Ouch! I wanted to stay and hear the rest. Somehow, spoken in such a beautiful accent, the words lost their menace. How bad could a “massive row” be, when she sounded like Princess Diana? Like my plumber today, Irish Pete. He sat back on his heels and told me how angry he was about the increase in university fees, but all I could think was, “Did that rhyme? I think that rhymed.” All Irish sentences rhyme, I think. I could have listened to him read the phone book.
But back to Essenza. Dalia had told me the food was to die for, completely authentic, and since this observation came on the heels of her week in Venice and mine in Florence, we were ready to be impressed. We decided to skip the main courses and share three starters, a very good idea. And oh my, the creaminess of the mozzarella di bufala, the sort of texture where you tear it gently with your fork, creamy milk mixing with the olive oil on the plate. With a real live tomato! Not a hard, tasteless thing, but a juicy, red fruit. “Where on earth did you find this tomato in December?” I wailed to the waiter who smiled and said, “That I cannot tell you, it is my secret.” Scattered with rocket, a salad to kill for, as my darling father-in-law used to say. Never to die for, oh no. To kill for.
And then calamari and gamberi fritti, fried squid and prawns, in a gorgeous batter, with a sweet chilli sauce. And king scallops with shaved courgette and roasted red pepper, perfectly cooked… heavenly!
Halfway through lunch Dalia said with clenched jaw, “Don’t look around, don’t pay any attention, but Sienna Miller just walked in.” With a dog, mind you. And they let her. And dear readers, she is stunning. Dalia claims the dog was prettier, but I don’t believe her, we’re both cat people. So it was fun to have a celebrity sighting!
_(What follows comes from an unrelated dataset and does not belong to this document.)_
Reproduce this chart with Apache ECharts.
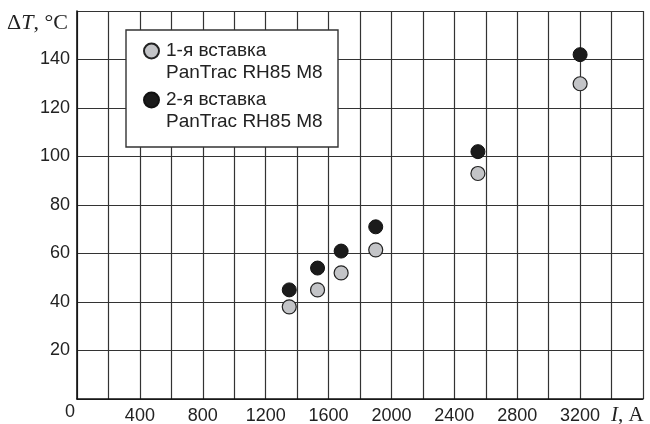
<!DOCTYPE html>
<html>
<head>
<meta charset="utf-8">
<script src="https://cdn.jsdelivr.net/npm/echarts@6/dist/echarts.min.js"></script>
<style>
  html, body { margin: 0; padding: 0; background: #fff; }
  #chart { width: 650px; height: 424px; }
</style>
</head>
<body>
<div id="chart"></div>
<script>
// данные
const currentA = [1350, 1530, 1680, 1900, 2550, 3200];
const insert1 = [38, 45, 52, 61.5, 93, 130];
const insert2 = [45, 54, 61, 71, 102, 142];
const seriesNames = ['1-я вставка', '2-я вставка'];
const subName = 'PanTrac RH85 M8';

const font = 'Liberation Sans, Arial, sans-serif';
const serif = 'Liberation Serif, Times New Roman, serif';

function pairs(xs, ys) {
  return xs.map((x, i) => [x, ys[i]]);
}

let myChart = echarts.init(document.getElementById('chart'));

let option = {
  backgroundColor: '#fff',
  animation: false,
  grid: { left: 77, top: 11, right: 7, bottom: 25, outerBoundsMode: 'none' },
  xAxis: {
    type: 'value',
    min: 0,
    max: 3600,
    interval: 200,
    axisLine: { lineStyle: { color: '#111', width: 1.6 } },
    axisTick: { show: false },
    axisLabel: {
      margin: 8,
      color: '#222',
      fontSize: 18,
      fontFamily: font,
      formatter: v => (v % 400 === 0 && v > 0 && v < 3600 ? String(v) : '')
    },
    splitLine: { show: true, lineStyle: { color: '#333', width: 1.2 } }
  },
  yAxis: {
    type: 'value',
    min: 0,
    max: 160,
    interval: 20,
    axisLine: { show: true, lineStyle: { color: '#111', width: 1.6 } },
    axisTick: { show: false },
    axisLabel: {
      margin: 7,
      color: '#222',
      fontSize: 18,
      fontFamily: font,
      formatter: v => (v > 0 && v < 160 ? String(v) : '')
    },
    splitLine: { show: true, lineStyle: { color: '#333', width: 1.2 } }
  },
  legend: {
    orient: 'vertical',
    left: 143,
    top: 18,
    padding: 0,
    itemGap: -17,
    itemWidth: 19,
    itemHeight: 15,
    z: 100,
    data: seriesNames,
    formatter: name => '\n' + name + '\n' + subName,
    textStyle: { color: '#222', fontSize: 19, fontFamily: font, lineHeight: 22 }
  },
  graphic: [
    {
      type: 'rect',
      z: 50,
      shape: { x: 126, y: 30, width: 212, height: 117 },
      style: { fill: '#fff', stroke: '#333', lineWidth: 1.4 }
    },
    {
      type: 'text',
      left: 7,
      top: 12,
      style: {
        text: 'Δ{i|T}, °C',
        font: '22px ' + serif,
        fill: '#222',
        rich: { i: { fontStyle: 'italic', fontSize: 22, fontFamily: serif, fill: '#222' } }
      }
    },
    {
      type: 'text',
      left: 611,
      top: 405,
      style: {
        text: '{i|I}, A',
        font: '21px ' + serif,
        fill: '#222',
        rich: { i: { fontStyle: 'italic', fontSize: 21, fontFamily: serif, fill: '#222' } }
      }
    },
    {
      type: 'text',
      left: 65,
      top: 403,
      style: { text: '0', font: '18px ' + font, fill: '#222' }
    }
  ],
  series: [
    {
      name: seriesNames[0],
      type: 'scatter',
      symbol: 'circle',
      symbolSize: 14,
      z: 10,
      itemStyle: { color: '#c3c4c7', borderColor: '#222', borderWidth: 1.2, opacity: 1 },
      data: pairs(currentA, insert1)
    },
    {
      name: seriesNames[1],
      type: 'scatter',
      symbol: 'circle',
      symbolSize: 14,
      z: 10,
      itemStyle: { color: '#1b1b1b', borderColor: '#111', borderWidth: 1, opacity: 1 },
      data: pairs(currentA, insert2)
    }
  ]
};

myChart.setOption(option);
</script>
</body>
</html>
And the very next day I was lucky enough to be with my friend Susan at Petersham Nurseries Cafe, in Richmond. Ah, Petersham Nurseries, I’ve been once before, to the fancy room where everything is too expensive but you don’t care because it’s so exquisite. This time, we repaired to what I can only call “the soup room,” because that’s what there was. Actually it was funny, and good that I am a good sport about odd service, because the chalkboard menu said, “potato and leek soup, or polenta with meatballs, or ham and mozzarella.” So I said to Susan, “I don’t really like polenta, do you mind sharing the ham and mozzarella instead?” She didn’t mind, so we ordered, and when it came it was… polenta. With ham.
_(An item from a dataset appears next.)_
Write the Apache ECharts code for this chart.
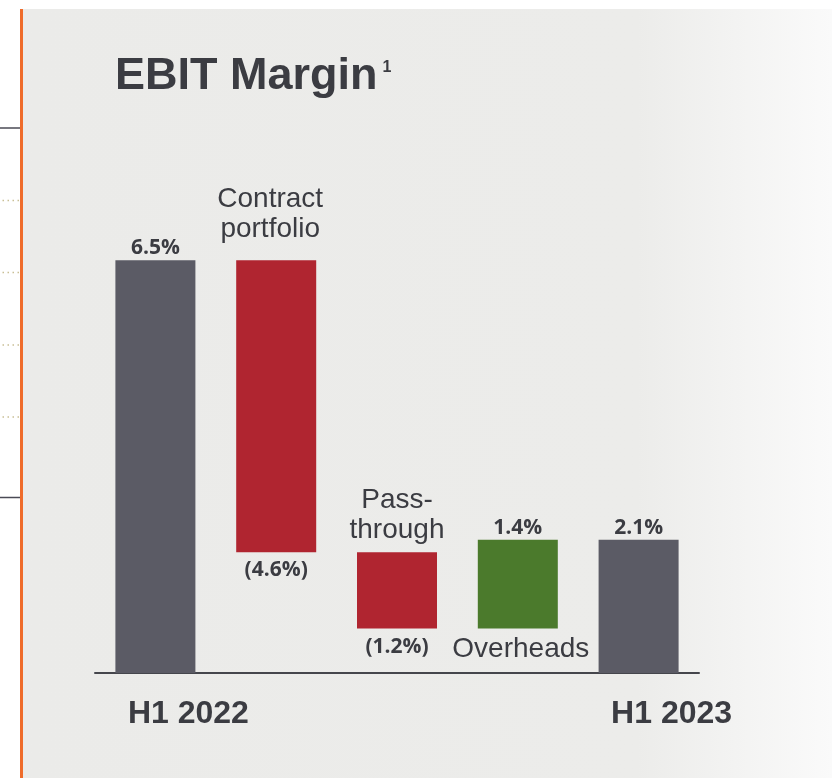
<!DOCTYPE html>
<html><head><meta charset="utf-8">
<script src="https://cdn.jsdelivr.net/npm/echarts@6/dist/echarts.min.js"></script>
<style>html,body{margin:0;padding:0;background:#fff;}#c{width:832px;height:778px;}</style>
</head><body><div id="c"></div>
<script>
const categories = ['H1 2022', 'Contract\nportfolio', 'Pass-\nthrough', 'Overheads', 'H1 2023'];
const barKinds = ['total', 'delta', 'delta', 'delta', 'total'];
const values = [6.5, -4.6, -1.2, 1.4, 2.1];
const valueLabels = ['6.5%', '(4.6%)', '(1.2%)', '1.4%', '2.1%'];
const titleText = 'EBIT Margin';
const titleNote = '1';

const C_TOTAL = '#5b5b65', C_NEG = '#b02530', C_POS = '#4b7a2c', C_TEXT = '#3b3c42';

// waterfall layout derived from the values
const base = [], height = [];
let running = 0;
values.forEach((v, i) => {
  if (barKinds[i] === 'total') { base.push(0); height.push(v); running = v; }
  else if (v < 0) { base.push(running + v); height.push(-v); running += v; }
  else { base.push(running); height.push(v); running += v; }
});

const valueFont = { fontFamily: 'Open Sans', fontWeight: 'bold', fontSize: 21, lineHeight: 22, color: C_TEXT };
const nameFont = { fontFamily: 'Liberation Sans', fontSize: 28, lineHeight: 30, color: C_TEXT };

const deltaData = height.map((h, i) => {
  const neg = values[i] < 0;
  const col = barKinds[i] === 'total' ? C_TOTAL : (neg ? C_NEG : C_POS);
  return {
    value: h,
    itemStyle: { color: col },
    label: Object.assign({ show: true, position: neg ? 'bottom' : 'top', distance: neg ? 7 : 1,
      formatter: valueLabels[i] }, valueFont)
  };
});
const lowNameData = values.map((v, i) => ({
  value: 0,
  label: (barKinds[i] === 'delta' && v > 0)
    ? Object.assign({ show: true, position: 'bottom', distance: 6, offset: [3, 0], formatter: categories[i] }, nameFont)
    : { show: false }
}));
const topNameData = values.map((v, i) => ({
  value: 0,
  label: (barKinds[i] === 'delta' && v < 0)
    ? Object.assign({ show: true, position: 'top', distance: i === 1 ? 16 : 7, offset: i === 1 ? [-6, 0] : [0, 0],
        formatter: categories[i] }, nameFont)
    : { show: false }
}));

const chart = echarts.init(document.getElementById('c'), null, { renderer: 'canvas' });
const dots = [200.5, 272.5, 345, 417];
chart.setOption({
  animation: false,
  backgroundColor: '#ffffff',
  graphic: [
    { type: 'rect', z: -10, silent: true, shape: { x: 22, y: 9, width: 810, height: 769 },
      style: { fill: new echarts.graphic.LinearGradient(0, 0, 1, 0, [
        { offset: 0, color: '#ebebe9' }, { offset: 0.76, color: '#ececea' }, { offset: 1, color: '#fafafa' }]) } },
    { type: 'rect', z: -9, silent: true, shape: { x: 20, y: 9, width: 3, height: 769 }, style: { fill: '#ef6c2b' } },
    { type: 'line', z: -9, silent: true, shape: { x1: 0, y1: 128, x2: 20, y2: 128 }, style: { stroke: '#4a4a55', lineWidth: 1.5 } },
    { type: 'line', z: -9, silent: true, shape: { x1: 0, y1: 497.5, x2: 20, y2: 497.5 }, style: { stroke: '#4a4a55', lineWidth: 1.5 } }
  ].concat(dots.map(y => ({ type: 'line', z: -9, silent: true, shape: { x1: 2.5, y1: y, x2: 20, y2: y },
      style: { stroke: '#c9bf95', lineWidth: 1.3, lineDash: [1.5, 3.5] } }))),
  title: {
    left: 115, top: 52, padding: 0,
    text: '{a|' + titleText + '}{s|' + titleNote + '}',
    textStyle: {
      rich: {
        a: { fontFamily: 'Liberation Sans', fontWeight: 'bold', fontSize: 45, lineHeight: 50, color: C_TEXT },
        s: { fontFamily: 'Liberation Sans', fontSize: 16, lineHeight: 16, color: C_TEXT, verticalAlign: 'middle', padding: [0, 0, 18, 5] }
      }
    }
  },
  grid: { left: 95, right: 133, top: 228.5, bottom: 105 },
  xAxis: {
    type: 'category', data: categories,
    axisLine: { show: true, lineStyle: { color: '#45464c', width: 2 } },
    axisTick: { show: false },
    axisLabel: {
      interval: 0, margin: 23, padding: [0, 0, 0, 66],
      fontFamily: 'Liberation Sans', fontWeight: 'bold', fontSize: 32, lineHeight: 36, color: C_TEXT,
      formatter: (v, i) => barKinds[i] === 'total' ? v : ''
    }
  },
  yAxis: { type: 'value', min: 0, max: 7, show: false, splitLine: { show: false } },
  series: [
    { name: 'base', type: 'bar', stack: 'w', barWidth: 80, silent: true, itemStyle: { color: 'rgba(0,0,0,0)' }, data: base },
    { name: 'lowName', type: 'bar', stack: 'w', silent: true, itemStyle: { color: 'rgba(0,0,0,0)' }, data: lowNameData },
    { name: 'value', type: 'bar', stack: 'w', data: deltaData },
    { name: 'topName', type: 'bar', stack: 'w', silent: true, itemStyle: { color: 'rgba(0,0,0,0)' }, data: topNameData }
  ]
});
</script></body></html>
“Excuse me, but we didn’t order the polenta, just the ham and mozzarella.”
Lovely wait lady: “Yes, the polenta with the ham.”
“No, we didn’t want the polenta, and anyway, doesn’t it come with meatballs?” pointing at the menu board.
“Ah… [long pause], I can see that that might be misleading [definitely!]. Try the polenta anyway and if you do not like it, we will replace it.”
And it turns out that I just don’t like BAD polenta! I definitely don’t like the runny kind, pretending to be mashed potatoes. But this was the stiff kind, and quite buttery and delicious. I don’t think I’d order it again in my low-carb mode, but I was glad I tried it. And so was the wait lady! So pleased that I was pleased.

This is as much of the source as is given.